Par l’observation des petits riens quotidiens chacun perçoit cela. Il est donc trop tard pour jouer aux grands théoriciens et censés-savoir. Presque chaque jour, à l’occasion d’un achat ou pas, je passe dire bonjour au boutiquier installé à deux pas de chez moi et le hasard de l’actualité sans cesse renouvelée inspire le débat. Cette fois le bavardage familier ne pouvait guère éluder le dos courbé.
Au moment où le marchand esquisse un geste brusque pour ne pas laisser chuter le paquet rempli d’une épice, l’expression du visage crispé trahit la sensation d’un vrai supplice et j’interviens aussitôt :
« Mais qu’est-il arrivé à ton dos ce matin ? »
« Ce n’est rien. Ça passera. Dieu nous met à l’épreuve d’abord pour voir si nous acceptons sa volonté. Ensuite il nous teste pour savoir si nous le remercions quand il nous donne la guérison. Le créateur veut que ses créatures implorent sa miséricorde et lui adressent des louanges pour ses bienfaits. Il a créé les hommes pour cela ».
Une fois ce point de vue parvenu à son terme et sans le remettre en question je prodigue mes recommandations terre-à-terre et dénuées de référence à la divinité : garder le dos bien droit en position assise, préférer la chaîse au fauteuil, le matin, au lever du lit, poser les deux mains sur les genoux et prendre appui sur eux sans trop solliciter la colonne vertébrale, esquisser des exercices appropriés afin de renforcer la gaine abdominale de sorte que cette musculation soutienne les vertèbres coccygiennes et substituer une hygiène de vie aux analgésiques, le plus souvent bourrés de produits chimiques. L’ami clôture mon récit par ce dit : « La douleur et la guérison adviennent par la main divine ». Sans lui en faire part, sa conclusion renvoie ma réflexion à la métaphore populaire. Une fois les conseils du père assainés au fils, le gamin lui dit : « j’ai compté vingt fourmis sorties de ce trou. Pauvres donneurs de leçons inacceptables pour le marchand ou l’enfant. Autant donner un coup d’épée dans l’eau ».
Cependant, un client jamais vu auparavant, peut-être venu là pour la première fois, regarde le pollen, paraît ne prêter aucune attention à la discussion puis, soudain, entre dans la danse et adresse une opposition frontale au marchand très croyant. « Arrête ces histoires à dormir debout. Pourquoi mêler Dieu à tout. Mets-toi plutôt entre les mains d’un médecin ». Avec ses cheveux noués en queue de cheval, un profil athlétique, une boucle à l’oreille gauche et les bras nus, l’homme achève sa critique au moment où il franchit le seuil de la boutique. L’air dégoûté, le marchand ne le regarde même pas et murmure tout bas : « Il n’a pas honte. Quel mauvais genre ! Lui et ses pareils singent l’Occident. La dine, la milla (Ni religion, ni attache aux origines). Ces gens-là ont détruit le pays ».
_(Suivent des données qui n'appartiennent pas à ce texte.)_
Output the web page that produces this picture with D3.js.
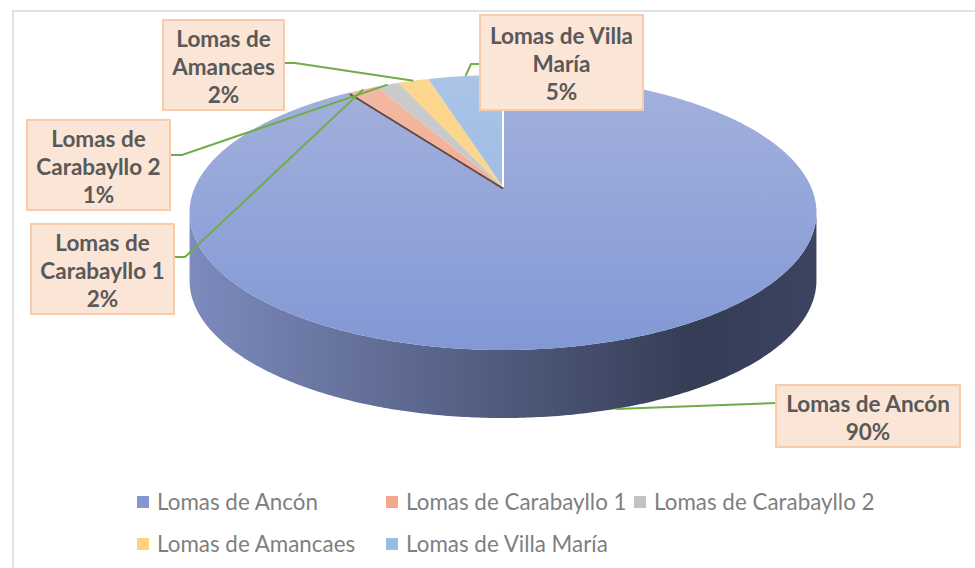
<!DOCTYPE html>
<html>
<head>
<meta charset="utf-8">
<script src="https://cdn.jsdelivr.net/npm/d3@7"></script>
<style>
  body { margin: 0; background: #fff; }
  svg { display: block; }
</style>
</head>
<body>
<div id="container"></div>
<script>
let w = 975;
let h = 568;

// DATA (share of each loma)
let names = ["Lomas de Ancón", "Lomas de Carabayllo 1", "Lomas de Carabayllo 2", "Lomas de Amancaes", "Lomas de Villa María"];
let values = [90.3, 1.8, 1.4, 1.9, 4.6];

// styles
let topColors = [["#a4b1dc", "#8298d5"], ["#f4b8a1", "#eea486"], ["#cbcbcb", "#c4c4c4"], ["#fcd78f", "#fbd27f"], ["#abc4e7", "#8fb2e1"]];
let legendColors = ["#8597d1", "#f5a78a", "#c3c3c3", "#fed57e", "#9cbbe5"];

// label boxes: where each data label sits and where its leader line leaves it
let labelBoxes = [
  {x: 776, y: 385, w: 184, h: 62, side: "left", ly: 403, elbow: 0},
  {x: 31, y: 224, w: 143, h: 90, side: "right", ly: 257, elbow: 11},
  {x: 27, y: 120, w: 143, h: 90, side: "right", ly: 155, elbow: 12},
  {x: 163, y: 20, w: 121, h: 90, side: "right", ly: 63, elbow: 11},
  {x: 480, y: 15, w: 163, h: 95, side: "left", ly: 64, elbow: 9}
];
let legendCols = [137, 386, 634];
let legendRows = [502, 544];

// 3D disc: perspective projection of a unit circle
let cx = 503, cy = 187, A = 308, B = 132.8, k = 0.1854, depth = 68;
function proj(t, r = 1) {
  let u = r * Math.sin(t), v = -r * Math.cos(t), q = 1 - k * v;
  return [cx + A * u / q, cy + B * v / q];
}
function rim(a0, a1, dy = 0) {
  let n = Math.max(2, Math.ceil(Math.abs(a1 - a0) / 0.01));
  return d3.range(n + 1).map(i => {
    let p = proj(a0 + (a1 - a0) * i / n);
    return [p[0], p[1] + dy];
  });
}
let line = d3.line();

let viz = d3.select("#container").append("svg")
  .attr("width", w)
  .attr("height", h);

let defs = viz.append("defs");
topColors.forEach((c, i) => {
  let g = defs.append("linearGradient").attr("id", "top" + i)
    .attr("gradientUnits", "userSpaceOnUse")
    .attr("x1", 0).attr("y1", 75).attr("x2", 0).attr("y2", 350);
  g.append("stop").attr("offset", 0).attr("stop-color", c[0]);
  g.append("stop").attr("offset", 1).attr("stop-color", c[1]);
});
let sideGrad = defs.append("linearGradient").attr("id", "side")
  .attr("gradientUnits", "userSpaceOnUse")
  .attr("x1", 190).attr("y1", 0).attr("x2", 820).attr("y2", 0);
[[0, "#7d8bbd"], [0.5, "#4f5a7c"], [0.8, "#353c55"], [1, "#3c4461"]].forEach(s =>
  sideGrad.append("stop").attr("offset", s[0]).attr("stop-color", s[1]));

// chart frame
viz.append("rect")
  .attr("x", 13).attr("y", 11).attr("width", w).attr("height", h)
  .attr("fill", "none").attr("stroke", "#d9d9d9").attr("stroke-width", 1.5);

let pie = d3.pie().sort(null).value(d => d)(values);

// visible outer wall (front half between silhouette points)
let sA = Math.acos(-k), sB = 2 * Math.PI - Math.acos(-k);
pie.forEach((d, i) => {
  let a0 = Math.max(d.startAngle, sA), a1 = Math.min(d.endAngle, sB);
  if (a1 <= a0) return;
  let pts = rim(a0, a1).concat(rim(a0, a1, depth).reverse());
  viz.append("path").attr("d", line(pts) + "Z").attr("fill", i == 0 ? "url(#side)" : legendColors[i]);
});

// top faces
viz.selectAll(".slice").data(pie).enter()
  .append("path")
  .attr("class", "slice")
  .attr("d", d => line([[cx, cy]].concat(rim(d.startAngle, d.endAngle))) + "Z")
  .attr("fill", (d, i) => "url(#top" + i + ")");

// cut face under the first small slice and the white seam at 12 o'clock
let cut = proj(pie[1].startAngle);
viz.append("line")
  .attr("x1", cx).attr("y1", cy + 1.5).attr("x2", cut[0]).attr("y2", cut[1] + 1.5)
  .attr("stroke", "#6e4636").attr("stroke-width", 2);
let seam = proj(0);
viz.append("line")
  .attr("x1", cx).attr("y1", cy).attr("x2", seam[0]).attr("y2", seam[1])
  .attr("stroke", "#fff").attr("stroke-width", 2);

// leader lines
pie.forEach((d, i) => {
  let b = labelBoxes[i];
  let mid = (d.startAngle + d.endAngle) / 2;
  let p = proj(mid);
  if (-Math.cos(mid) > 0) p[1] += depth;
  let ex = b.side == "left" ? b.x : b.x + b.w;
  let dir = b.side == "left" ? -1 : 1;
  let pts = [[ex, b.ly], [ex + dir * b.elbow, b.ly], p];
  viz.append("path").attr("d", line(pts))
    .attr("fill", "none").attr("stroke", "#70ad47").attr("stroke-width", 2);
});

// data labels
let fmt = d3.format(".0%");
let total = d3.sum(values);
let labelFont = 22.5;
pie.forEach((d, i) => {
  let b = labelBoxes[i];
  let g = viz.append("g");
  g.append("rect").attr("x", b.x).attr("y", b.y).attr("width", b.w).attr("height", b.h)
    .attr("fill", "#fbe5d6").attr("stroke", "#f8cbad").attr("stroke-width", 2);
  // word wrap against box width
  let probe = g.append("text").attr("font-family", "Lato, sans-serif").attr("font-weight", "bold").attr("font-size", labelFont);
  let words = names[i].split(" "), lines = [], cur = "";
  words.forEach(wd => {
    let test = cur ? cur + " " + wd : wd;
    probe.text(test);
    if (probe.node().getComputedTextLength() > b.w - 6 && cur) { lines.push(cur); cur = wd; }
    else cur = test;
  });
  lines.push(cur);
  probe.remove();
  lines.push(fmt(values[i] / total));
  let lh = 28, c = b.y + b.h / 2 + 2;
  lines.forEach((t, j) => {
    g.append("text")
      .attr("x", b.x + b.w / 2)
      .attr("y", c + (j - (lines.length - 1) / 2) * lh)
      .attr("dy", "0.35em")
      .attr("text-anchor", "middle")
      .attr("font-family", "Lato, sans-serif")
      .attr("font-weight", "bold")
      .attr("font-size", labelFont)
      .attr("fill", "#595959")
      .text(t);
  });
});

// legend
let legend = viz.selectAll(".legend").data(names).enter()
  .append("g").attr("class", "legend")
  .attr("transform", (d, i) => "translate(" + legendCols[i % 3] + "," + legendRows[Math.floor(i / 3)] + ")");
legend.append("rect").attr("x", 0).attr("y", -6).attr("width", 12).attr("height", 12)
  .attr("fill", (d, i) => legendColors[i]);
legend.append("text").attr("x", 20).attr("y", 0).attr("dy", "0.35em")
  .attr("font-family", "Lato, sans-serif").attr("font-size", 22.4).attr("fill", "#7f7f7f")
  .text(d => d);
</script>
</body>
</html>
A l’échelle de la société globale, une confrontation de ces deux positions, l’une séculière et l’autre théologale peuvent conduire les clans peu subtils aux affres de l’imbécile guerre civile. Au temps où sévissaient les inquisiteurs à bâton, la Tunisie a frôlé sa mise à feu et à sang. Hétérogènes et désunies, deux visions du monde évoquent la tolérance réciproque mais recherchent l’hégémonie. Antagoniques par définition, ces grilles de lecture donnent à voir une signification différente à l’économie, à la santé ou à la nudité. Quand vient la chaleur de l’été sur la plage, le monokini exhibe la splendeur ou bien attire la rage et la fureur.
A chacun sa religion, « lakom dinoukom wa lya din ».